A Letter from the Future: A Student in 2040 Writes Back

Lahore, 12 March 2040
Dear Readers in 2025,

Assalamualaikum! My name is Zara Ahmed. I’m 13 years old and in Class 8 at Government Girls High School Johar Town. I was asked to write this letter as part of our weekly reflection class. Our teacher says someone in the past dreamed about this new kind of school I now go to. Was that you?

They told us that in 2025, a journalist travelled all across the UK to understand how schools could be better—and then wrote about how Pakistan might learn from it. You probably didn’t think someone like me would end up living in that world. But I do. And I want to tell you what it’s like.
My School Has a Garden. And It’s Not Just for Decoration.

We call it the “Sehat Bagh.” It’s our outdoor learning zone. We study science by growing spinach, tracking soil, and even measuring rainfall. Last month, we calculated the height of our neem tree using a mirror and trigonometry! (Seriously.)

It’s where we go when we feel stressed or bored. There are benches made from recycled bricks. Butterflies love it. So do we.
We Get Breakfast. Every Day.

You know what changed everything? Anda-paratha and chana-chawal at 8:00 a.m. sharp. I used to skip breakfast. So did half of my class. Now we eat together in the canteen, which is run by our mothers. The kitchen’s painted with our art and has rules WE made—like “don’t waste food” and “one smile per meal.”
We Talk About Feelings. Yes, Even the Boys.

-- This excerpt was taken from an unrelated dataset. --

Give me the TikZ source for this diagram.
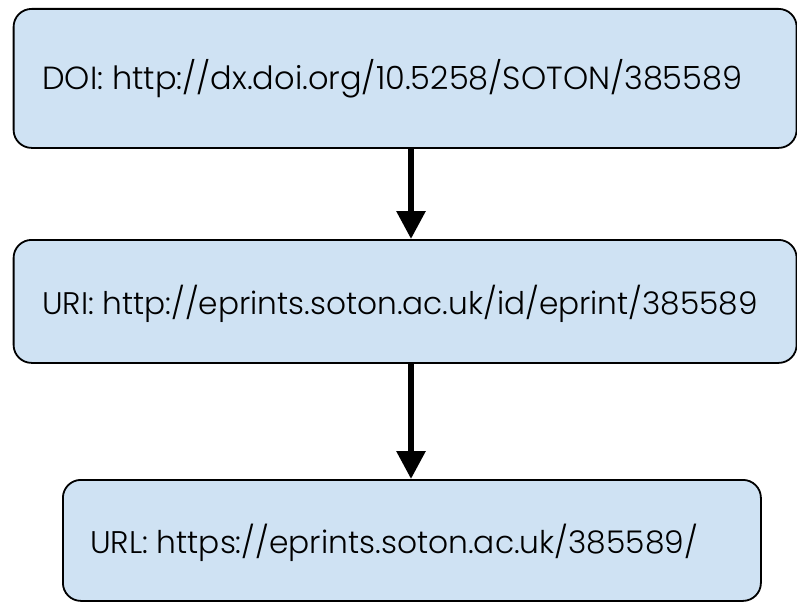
\documentclass[tikz,border=0pt]{standalone}
\usepackage{fontspec}
\setmainfont{Poppins}[UprightFont=*-Light]
\usetikzlibrary{arrows.meta}
\definecolor{boxfill}{HTML}{CFE2F3}
\tikzset{
  idbox/.style={draw=black, line width=1.8pt, fill=boxfill, rounded corners=18pt,
    anchor=north west, inner sep=0pt},
  idtext/.style={anchor=base west, inner sep=0pt},
  bigarrow/.style={line width=6pt, -{Triangle[width=28pt,length=28pt]}}
}
\begin{document}
\begin{tikzpicture}[x=1pt,y=-1pt]
\useasboundingbox (0,0) rectangle (797,602);
\fill[white] (0,0) rectangle (797,602);
\node[idbox, minimum width=783pt, minimum height=139pt] (b1) at (12.7,8) {};
\node[idbox, minimum width=783pt, minimum height=123pt] (b2) at (12.7,239) {};
\node[idbox, minimum width=698pt, minimum height=121pt] (b3) at (62,479) {};
\node[idtext, font=\fontsize{32}{36}\selectfont] (t1) at (42,89) {DOI: http://dx.doi.org/10.5258/SOTON/385589};
\node[idtext, font=\fontsize{31.2}{36}\selectfont] (t2) at (42,314) {URI: http://eprints.soton.ac.uk/id/eprint/385589};
\node[idtext, font=\fontsize{31.3}{36}\selectfont] (t3) at (90,553) {URL: https://eprints.soton.ac.uk/385589/};
\coordinate (ax) at (411,0);
\draw[bigarrow] (b1.south -| ax) -- (b2.north -| ax);
\draw[bigarrow] (b2.south -| ax) -- (b3.north -| ax);
\end{tikzpicture}
\end{document}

Every Tuesday, we sit in a circle and talk. About school. About home. About what we’re scared of. Or excited for. Our teacher listens. Sometimes she shares too. I didn’t even know what “anxiety” was before. Now I can name it. And manage it. My brother’s school has the same thing. He says it helped him stop fighting.
My School Has Wi-Fi. And It’s Actually Useful.

Last week, I used my school tablet to design a poster on girls in science for International Women’s Day. My friend Ahsan used AI to create a flashcard game for his Urdu poetry homework. Our teachers were trained last year to use something called “blended learning.” It means we study from both books and apps. It’s not boring anymore.
We Elected Our Own “Mini-Parliament.”

We have a Student Council with a Prime Minister, Ministers of Environment, Sports, and even “Inclusion.” I’m the Education Minister. (Vote Zara!) We attend the monthly “Board of Voices” meeting with our headmistress, parents, and some aunties and uncles from the neighbourhood. They actually listen to us. We even decided how to spend our sports grant.
It’s Not Perfect… But It’s Ours.

Sometimes the internet goes out. Sometimes the ceiling fans break. Sometimes we argue about silly things in our Circle. But this school feels like home. It’s not just a place we’re taught—it’s where we belong.
A Final Message to You in 2025

Thank you. Thank you for imagining a better school for kids like me. Thank you for listening to ideas from other countries and not being too proud to learn from them. Thank you for writing things down. Because someone read your work. Someone pushed for a pilot project. Someone trained teachers differently. Someone funded meals. Someone believed we could be more.

I don’t know who you were. But you’re part of my story now. And someday, maybe I’ll be part of someone else’s.

With hope,
Zara Ahmed
Class 8, Lahore
A Dream Made Real

Postscript (From the Author in 2025):

Education is never just policy. It is poetry. It is infrastructure and imagination together. I’ve travelled the UK for seven months gathering evidence, but it’s voices like Zara’s—real or imagined—that make it all worthwhile.

Let’s invest in that future. Let’s write those letters forward.